You know that having a consistent, job-specific training program is necessary. By utilizing designated trainers, training will be consistent. A dedicated trainer is someone who knows the job inside out (and enjoys “talent development”). Not only has this type of training program proven to minimize employee turnover, but it is an excellent way to reward valuable employees and to introduce an added career path.

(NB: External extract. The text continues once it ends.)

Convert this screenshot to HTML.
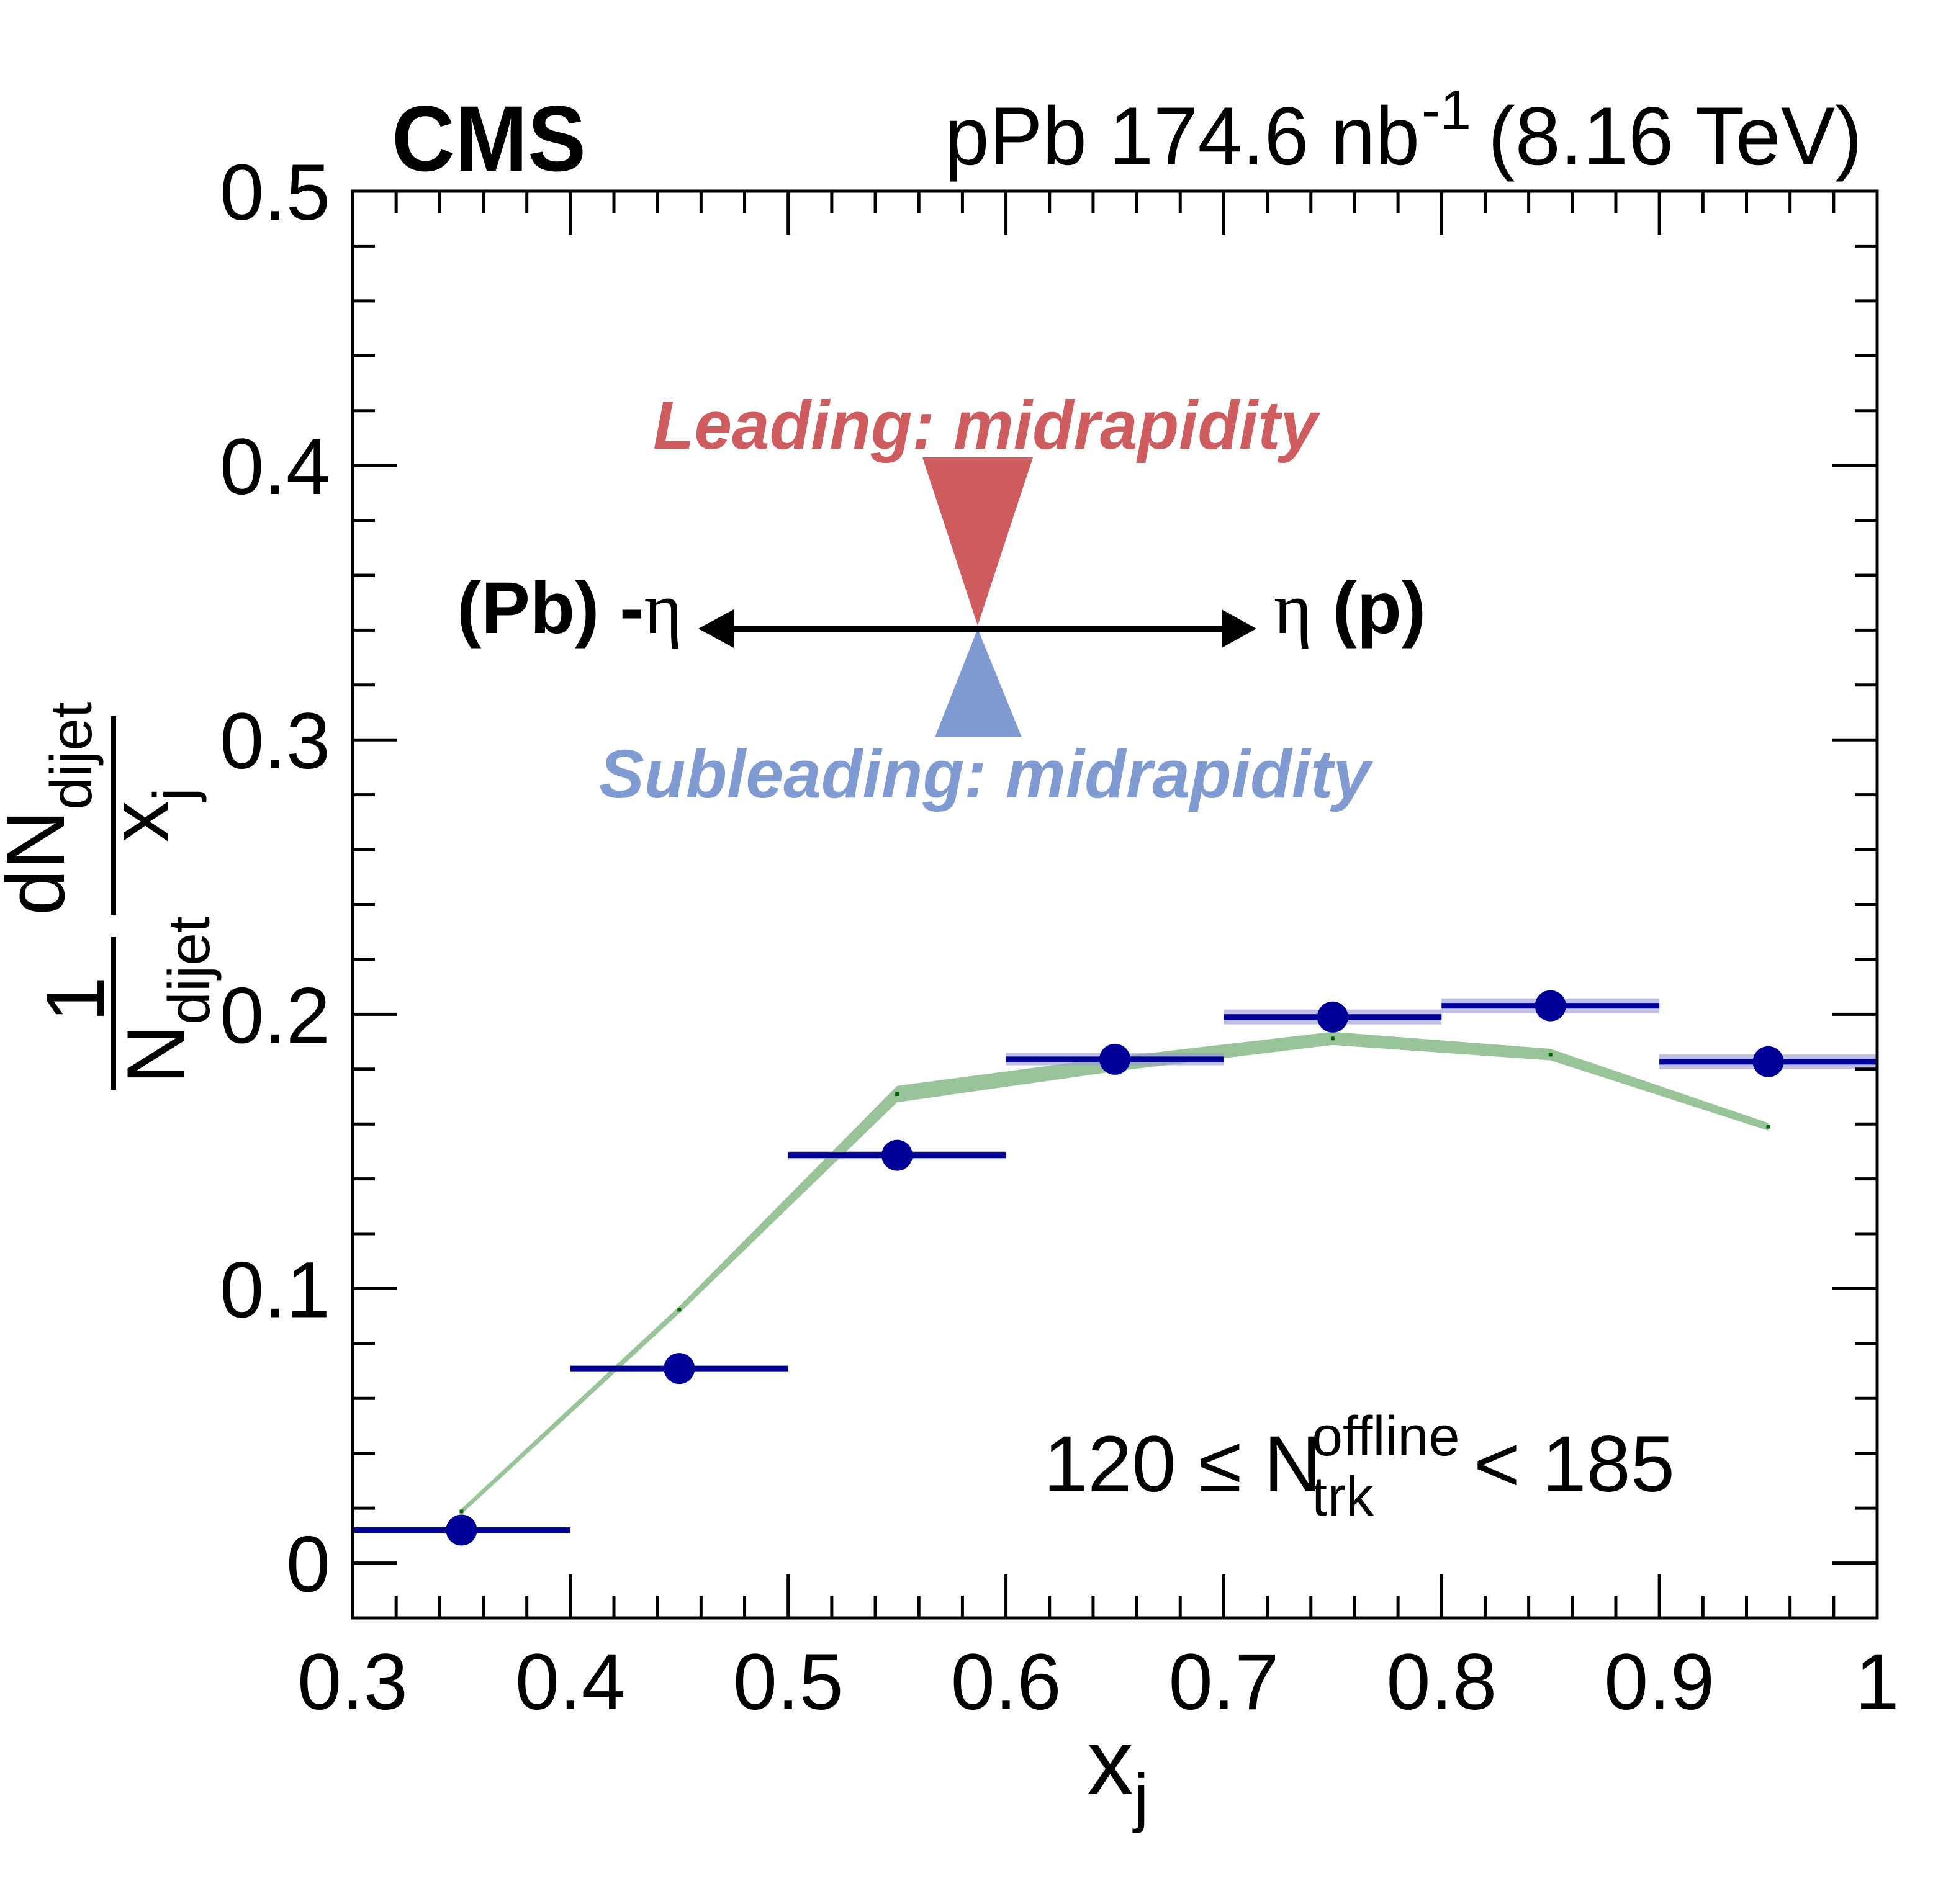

Essential Training Components

Again, the key here is time. Don’t just hand them a three-ring binder full of memos, policies and procedures and send them on their way. People learn best by seeing AND doing. That is why trainers are so important. Trainers should have a detailed checklist/outline that will not only help them keep on track, but can also function as a valuable tool for evaluation during the training period. The checklist/outline should contain the following subjects:

1. Departmental Policies and Procedures

Each employee should receive a complete departmental manual that contains all job-specific policies and procedures. In the case that the company has a guest service philosophy, this is where more details can be taught and consistency maintained. For hosts, it’s vitally important to let them know their authorization limits and how to best leverage.

2. Dispute Resolution

As was discussed in Part I, this is so important and so often overlooked in training. Teaching your new hires how to deal with difficult situations and the proper chain of command, is crucial to delivering best guest service. One of the things I have seen too many times is that the hosts become the “go-to Mr./Ms. Fix It All” for everything. That is not what hosts (or the PD department as a whole) should be used for. Teaching your team what complaints or problems they are responsible for and what needs to be directed to another department, will keep them from getting overwhelmed with every problem in the casino. Hosts can be great facilitators in helping a guest resolve a problem by guiding them through the labyrinth of craziness that is the casino, but they shouldn’t be used as the overall problem solver.

3. Systems and Technology

Technology is a wonderful addition to the casino world! Unfortunately, each casino’s level of technology can be vastly different, depending on needs and budgetary constraints. So, even though someone may have experience, they may not know your particular systems. Keep in mind, some of your older employees may have little to no experience with not only technology in general (this includes smartphones and computers), but with all the various casino systems. So, extra time will need to be taken. All training manuals should include screenshots and room for the employee to make notes. This is especially helpful, considering all of the different casino management and hotel management systems in the market. Having a set process for how to enter complete information, remarks, important guest information, etc., is the best practice for maintaining consistent guest service. Include backup manual processes, as well! Technology is great, but there will be times when it isn’t available, and nothing adds to the stress level more than when no one knows what to do when these situations occur and a guest needs a comp!

4. Shadowing

This is such an important step, and many times it’s done way too quickly or not at all. This is where your new team member will get hands-on experience with guidance. I have found that shadowing first (the new hire shadowing the trainer) and last (roles now reversed) in the training process has worked really well, especially when the new employee has no experience. It helps them have a frame of reference when discussing policies and procedures. Since your hosts and PD staff become the face of the casino, proper introductions need to be made with your VIP guests and loyal regulars.

It’s a Process

Motivational speaker Zig Ziglar said, “What’s worse than training your workers and losing them? Not training them and keeping them!” New employees WILL make mistakes (and should be allowed to, up to a point). Training is a process , and mistakes can often be wonderful tools for learning. They should not be used to embarrass anyone. When training, mentoring or coaching, always encourage growth; never talk down to your team.